New Delhi: The Supreme Court yesterday declined a plea by the Jammu and Kashmir Awami National Conference to put on hold the assembly election, as the party contended that a large number of people displaced in the recent devastating floods will not able to exercise their franchise.
“Sorry,” said the bench of Chief Justice H L Dattu and Justice A K Sikri as it declined to accept counsel Rajiv Dhawan’s plea that lakhs of people, even within Srinagar, were displaced and there was no school building where polling booths can be located for voting as is generally done.
“They are not ready for relief, but they say they are ready for election. They don’t have manpower to carry out relief operations,” Dhawan said, pointing to the gravity of the situation.
Founded by former chief minister G M Shah, the Jammu and Kashmir Awami National Conference faulted the Election Commission’s decision to hold elections in the state both on the count of wrong reading of its constitutional provisions and misunderstanding of the ground situation.
The court also declined a plea by petitioner Vasundhara Pathak Masoodi to ask the Centre to release `410bn sought by the state government for relief and rehabilitation of the flood-affected people.
“We can’t force them to give it tomorrow. It is not just `1bn, it is `410bn,” Chief Justice Dattu told the petitioner.
Additional Solicitor General Tushar Mehta told the court that the demand by the Kashmir government will be examined by the finance ministry and the Planning Commission.
Mehta said an inter-ministerial team visited the flood-affected state and has submitted its report which will be examined.

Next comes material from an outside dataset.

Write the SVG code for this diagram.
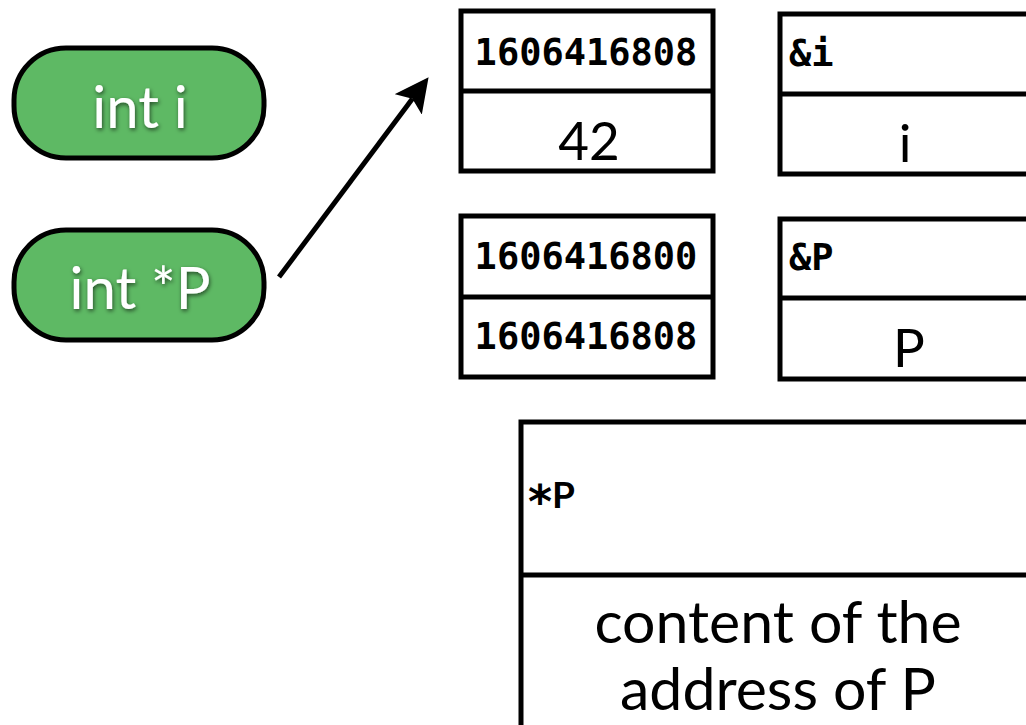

As Masoodi said students should be promoted to the next class without burdening them with examinations, as the school buildings were in a very bad condition, the advocate general of Jammu and Kashmir said the state government has already postponed the examination scheduled for November till March 2015.
He said that as far as board examinations for senior classes were concerned, they were governed by the state’s Secondary Board. And as it was an autonomous body, it will take its own call.